Other downtown pros say the Toy District's overall future is uncertain. Brady Westwater, who works closely with the downtown historical district, thinks eventually it will be swallowed up by healthier adjoining retail districts where space for expansion is already in demand. "Its long-term future is bright, but not as a toy district," he says. That transition depends on its remaining clean and safe, however, which may not be in the cards.
"It's going to be a mess for a while."
Others say predictions of its death are premature. Pouya Abdi, a district landlord who favored renewing the BID, says the district needs concessions from the city, such as a relaxation of parking regulations.
"This is an area where a Third World mentality thrived," he says. "Then the city started enforcing rules. A customer would buy items that cost 50 cents and get a $35 ticket for loading. So he wouldn't come back anymore."
The collapse of the Toy District BID illustrates one of the real drawbacks of providing municipal services on a block-by-block basis. The health of the entire downtown depends on cleanliness and safety, but one cluster of strapped or recalcitrant property owners can rip a hole in the fabric.
Unfortunately, in Los Angeles providing trash pickup and security patrols through BIDs is a necessity, because Proposition 13 has left the city without the resources to deliver specialized services to downtown neighborhoods without special assessments.

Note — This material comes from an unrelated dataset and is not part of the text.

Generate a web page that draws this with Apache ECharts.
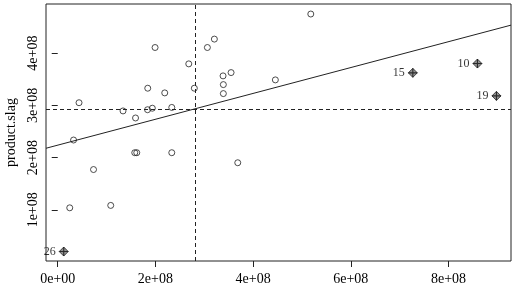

But creating and funding a BID requires a majority vote of its property owners. Downtown executives say that BIDs are a hard sell for some property owners even in good times and in upward-bound neighborhoods.
"Unless we can prove that we're increasing property values and rents, it's hard to justify those additional assessments," Smith says.
In districts where rents are on the downward slope, owners start to see the BID as just another revenue drain.
"Our cash flow is very bad," says Saeed Farkhondehpour, the largest property owner in the Toy District. He says he opposed renewing the BID because "the work they were doing wasn't making a big difference." Farkhondehpour, whose under-construction Medallion project will be partially within the Toy District, told me his portion of the BID's roughly $500,000 annual budget came to $150,000. He believes he can get trash collected for less. "We're going to handle it internally."
But unless he can get his fellow landlords to come together, there still won't be services for the whole Toy District.
The landlords as a whole haven't shown themselves to be the most proactive bunch thus far. Many tenants occupy spaces without access to commercial trash service or even basic sanitary facilities. Some say their landlords tell them to dump their stores' refuse in the nearest pedestrian trash can.
"The tenants don't have a clue," says Estela Lopez, executive director of the Central City East Assn. "That's a multilingual, multicultural area. Some of them have been told by their landlords that we are their trash service. We ended up being the de facto commercial refuse service simply to keep the area clean because if we didn't we'd have a vermin infestation and worse."
The city hasn't been very proactive either. Jan Perry, whose City Council district encompasses the area, says she steered clear of the efforts to renew the Toy District BID because these districts are "a form of self-governance, and it's not appropriate to exert undue political influence."
She says it's "shortsighted" for the property owners to let the BID expire, and that come Jan. 1 she'll seek a special detail to keep the district clean, but it will be "a full cost recovery operation," meaning it will be paired with stepped-up code enforcement -- and fines.
In other words, an answer to the Toy District's future isn't on the horizon. But the broader question is how to find a solution to the city's powerlessness. "This is the system working as it should, in sort of a perverse way," Lopez says. "It is up to that community to decide for itself where it wants to go."